Gegenüber aufmüpfigen Bürgern versteht die französische Exekutivgewalt traditionellerweise wenig Spaß: Polizisten im vergangenen Frühjahr in Paris mit einem Umweltaktivisten, der gegen genmanipuliertes Getreide demonstrierte.
Nach vehementen Protesten muss Frankreichs Regierung Regierung das geplante umfassende Polizeiregister Edvige fallenlassen. Präsident Sarkozy erleidet seinen ersten größeren Rückschlag.
***
Die Neigung des französischen Zentralstaates, aufmüpfige Bürger zu kontrollieren, ist älter als die Revolution von 1789. Vor 220 Jahren richtete Napoleon sodann ein inneres Überwachungssystem ein, das eigentlich noch heute Bestand hat. Es äußerte sich allein schon im Namen dieser politischen Polizei - "Renseignements Généraux" (RG) hieß sie, zu Deutsch: "Allgemeine Auskünfte".
Die berüchtigten "RG", deren Agenten sich bei lokalen Wahlveranstaltungen oder Demonstrationen diskret im Hintergrund hielten, aber keineswegs versteckten, sind diesen Sommer offiziell in einer neuen Struktur namens DCRI aufgegangen. Damit stellte sich die Frage, was mit den RG-Unterlagen geschehen sollte.
Alle Bürger ab 13 Jahren
Innenministerin Michèle Alliot-Marie und ihr Vorgänger, der heutige Staatspräsident Nicolas Sarkozy, hatten eine Idee, die ihrer beider Image als "super-flics" der Nation bestätigte: Sie wollten diese Akten nicht nur behalten, sondern gleich noch ausweiten. Künftig sollten nicht mehr nur mögliche Unruhestifter und Missetäter, sondern praktisch sämtliche Franzosen ab 13 Jahren registriert werden können. Im Visier waren nicht nur Politiker, Gewerkschafter oder religiöse Würdenträger, sondern auch Mitglieder von Vereinen; und in Frankreich ist nun einmal jeder "bessere" Bürger in mindestens einem Verein eingeschrieben.
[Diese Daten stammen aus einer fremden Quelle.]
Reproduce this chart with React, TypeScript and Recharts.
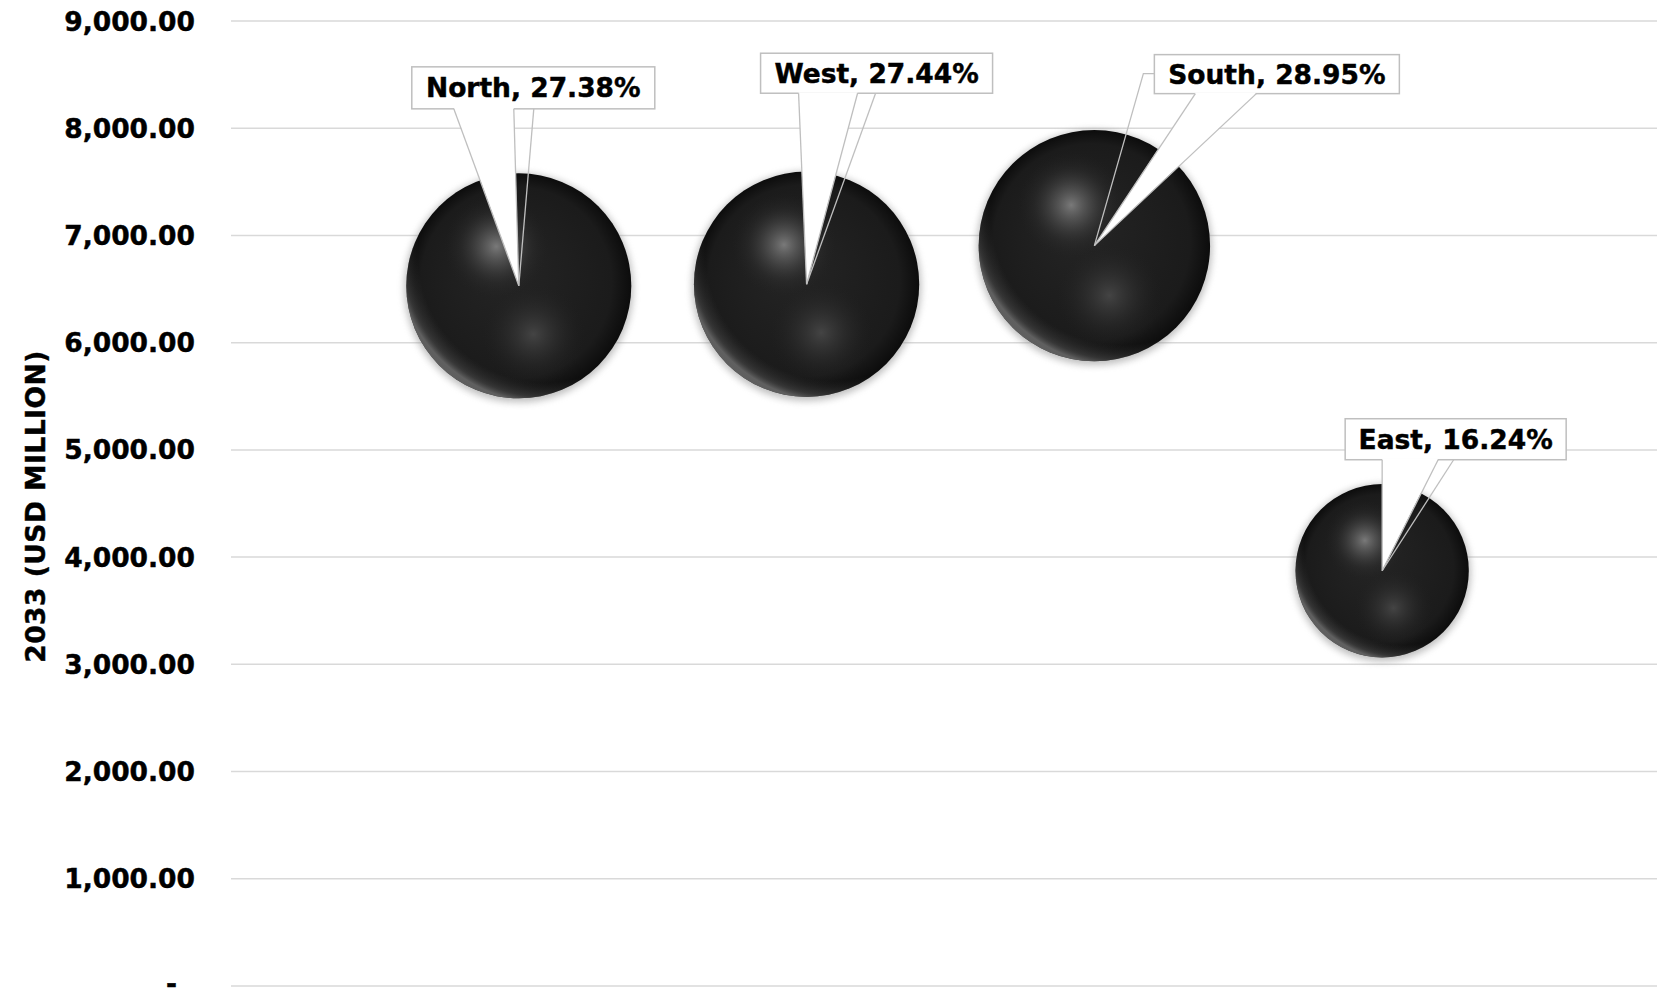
import React from 'react';
import { ScatterChart, Scatter, XAxis, YAxis, ZAxis, CartesianGrid } from 'recharts';

// ---- data ----
const regions = ['North', 'West', 'South', 'East'];
const positions = [1, 2, 3, 4];
const values2033 = [6530, 6545, 6905, 3873];
const shares = ['27.38%', '27.44%', '28.95%', '16.24%'];
const yTicks = [0, 1000, 2000, 3000, 4000, 5000, 6000, 7000, 8000, 9000];
const yTitle = '2033 (USD MILLION)';

const data = regions.map((name, i) => ({
  name,
  x: positions[i],
  value: values2033[i],
  share: shares[i],
}));

// ---- layout of callouts (relative to bubble centre) ----
type Callout = { box: [number, number, number, number]; wedge: [number, number]; leader: [number, number][] };
const callouts: Callout[] = [
  { box: [-107, -219, 243, 42], wedge: [-65, -5], leader: [[15, -177]] },
  { box: [-46, -231, 232, 40], wedge: [-8, 51], leader: [[69, -191]] },
  { box: [60, -191, 245, 39], wedge: [101, 162], leader: [[60, -172], [49, -172]] },
  { box: [-37, -152, 221, 41], wedge: [0, 56], leader: [[71.5, -111]] },
];

const FONT = "'DejaVu Sans', Verdana, sans-serif";
const LINE = '#bfbfbf';
const TXT = { fontFamily: FONT, fontWeight: 'bold' as const, fontSize: 26.5, fill: '#000', stroke: '#000', strokeWidth: 0.45 };

const fmt = (v: number) =>
  v.toLocaleString('en-US', { minimumFractionDigits: 2, maximumFractionDigits: 2 });

const YTick = (props: any) => {
  const { x, y, payload } = props;
  const v = payload.value as number;
  if (v === 0) {
    return (
      <text x={x - 18} y={y} dy="0.26em" textAnchor="end" {...TXT}>
        -
      </text>
    );
  }
  return (
    <text x={x} y={y} dy="0.36em" textAnchor="end" {...TXT}>
      {fmt(v)}
    </text>
  );
};

const YTitle = (props: any) => {
  const vb = props.viewBox || { x: 0, y: 0, width: 0, height: 0 };
  const x = vb.x + 45;
  const y = vb.y + vb.height / 2 + 3;
  return (
    <text
      x={x}
      y={y}
      transform={`rotate(-90, ${x}, ${y})`}
      textAnchor="middle"
      letterSpacing={0.5}
      {...TXT}
    >
      {yTitle}
    </text>
  );
};

const Bubble = (props: any) => {
  const { cx, cy, payload } = props;
  if (cx == null || cy == null || !payload) return null;
  const r = props.width ? props.width / 2 : Math.sqrt((props.size || 0) / Math.PI);
  const idx = regions.indexOf(payload.name);
  const c = callouts[idx];
  const id = `b${idx}`;
  const [bx, by, bw, bh] = c.box;
  const bottom = by + bh;
  return (
    <g>
      <defs>
        <filter id={`${id}-glow`} x="-30%" y="-30%" width="160%" height="160%">
          <feGaussianBlur stdDeviation="3.5" />
        </filter>
        <radialGradient id={`${id}-base`} cx="0.5" cy="0.5" r="0.5" fx="0.42" fy="0.4">
          <stop offset="0" stopColor="#252525" />
          <stop offset="0.85" stopColor="#1b1b1b" />
          <stop offset="1" stopColor="#0c0c0c" />
        </radialGradient>
        <radialGradient id={`${id}-rim`} cx="0.62" cy="0.36" r="0.66">
          <stop offset="0" stopColor="#000" stopOpacity="0" />
          <stop offset="0.86" stopColor="#3a3a3a" stopOpacity="0" />
          <stop offset="0.96" stopColor="#5a5a5a" stopOpacity="0.5" />
          <stop offset="1" stopColor="#7a7a7a" stopOpacity="0.75" />
        </radialGradient>
        <radialGradient id={`${id}-hi1`} cx="0.4" cy="0.325" r="0.23">
          <stop offset="0" stopColor="#7e7e7e" stopOpacity="0.95" />
          <stop offset="0.35" stopColor="#5e5e5e" stopOpacity="0.6" />
          <stop offset="0.7" stopColor="#3a3a3a" stopOpacity="0.25" />
          <stop offset="1" stopColor="#252525" stopOpacity="0" />
        </radialGradient>
        <radialGradient id={`${id}-hi2`} cx="0.565" cy="0.715" r="0.23">
          <stop offset="0" stopColor="#464646" stopOpacity="0.95" />
          <stop offset="0.4" stopColor="#383838" stopOpacity="0.55" />
          <stop offset="1" stopColor="#202020" stopOpacity="0" />
        </radialGradient>
      </defs>
      <circle cx={cx} cy={cy + 2} r={r + 2} fill="#8c8c8c" opacity={0.55} filter={`url(#${id}-glow)`} />
      <circle cx={cx} cy={cy} r={r} fill={`url(#${id}-base)`} />
      <circle cx={cx} cy={cy} r={r} fill={`url(#${id}-rim)`} />
      <circle cx={cx} cy={cy} r={r} fill={`url(#${id}-hi1)`} />
      <circle cx={cx} cy={cy} r={r} fill={`url(#${id}-hi2)`} />

      {/* callout */}
      <rect x={cx + bx} y={cy + by} width={bw} height={bh} fill="#fff" stroke={LINE} strokeWidth={1.5} />
      <polygon
        points={`${cx + c.wedge[0]},${cy + bottom - 1} ${cx + c.wedge[1]},${cy + bottom - 1} ${cx},${cy}`}
        fill="#fff"
        stroke="none"
      />
      <line x1={cx + c.wedge[0]} y1={cy + bottom} x2={cx} y2={cy} stroke={LINE} strokeWidth={1.3} />
      <line x1={cx + c.wedge[1]} y1={cy + bottom} x2={cx} y2={cy} stroke={LINE} strokeWidth={1.3} />
      <polyline
        points={[...c.leader.map(([a, b]) => `${cx + a},${cy + b}`), `${cx},${cy}`].join(' ')}
        fill="none"
        stroke={LINE}
        strokeWidth={1.3}
      />
      <text x={cx + bx + bw / 2} y={cy + by + bh / 2} dy="0.36em" textAnchor="middle" {...TXT}>
        {`${payload.name}, ${payload.share}`}
      </text>
    </g>
  );
};

export default function App() {
  return (
    <div style={{ position: 'absolute', left: 0, top: 0, width: 1657, height: 989, background: '#fff' }}>
      <ScatterChart width={1657} height={989} margin={{ top: 21, right: 0, bottom: 3, left: 0 }}>
        <CartesianGrid vertical={false} stroke="#d9d9d9" strokeWidth={1.5} />
        <XAxis type="number" dataKey="x" domain={[0, 4.955]} hide />
        <YAxis
          type="number"
          dataKey="value"
          domain={[0, 9000]}
          ticks={yTicks}
          interval={0}
          width={231}
          axisLine={false}
          tickLine={false}
          tickSize={0}
          tickMargin={36}
          tick={<YTick />}
          label={<YTitle />}
        />
        <ZAxis type="number" dataKey="value" domain={[0, 10000]} range={[0, 60907]} />
        <Scatter data={data} shape={Bubble} isAnimationActive={false} />
      </ScatterChart>
    </div>
  );
}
Das neue Register, das sogar intime Details über die einzelnen Bürger enthalten sollte, heißt unverbindlich "Exploitation documentaire et valorisation de l'information générale" und wird kurz "Edvige" genannt. Das klingt ähnlich hübsch wie das französische Anti-Terror-Register "Cristina".
Die Franzosen ließen sich durch diese Mädchennamen nicht täuschen. Obwohl Sommerpause war, formierte sich im ganzen Land Protest. Bürgerkomitees lancierten Petitionen gegen Edvige und sammelten 180.000 Unterschriften. Nicht nur Gewerkschafter, Bürgervereine, die Freimaurer und Linksparteien, sondern auch Vertreter der Regierungspartei UMP liefen dagegen Sturm, da die Vorlage als bloßes Dekret etikettiert wurde und damit nicht einmal vor das Parlament kam. Selbst Regierungsmitglieder wie Verteidigungsminister Hervé Morin wandten sich gegen die polizeiliche Datenbank.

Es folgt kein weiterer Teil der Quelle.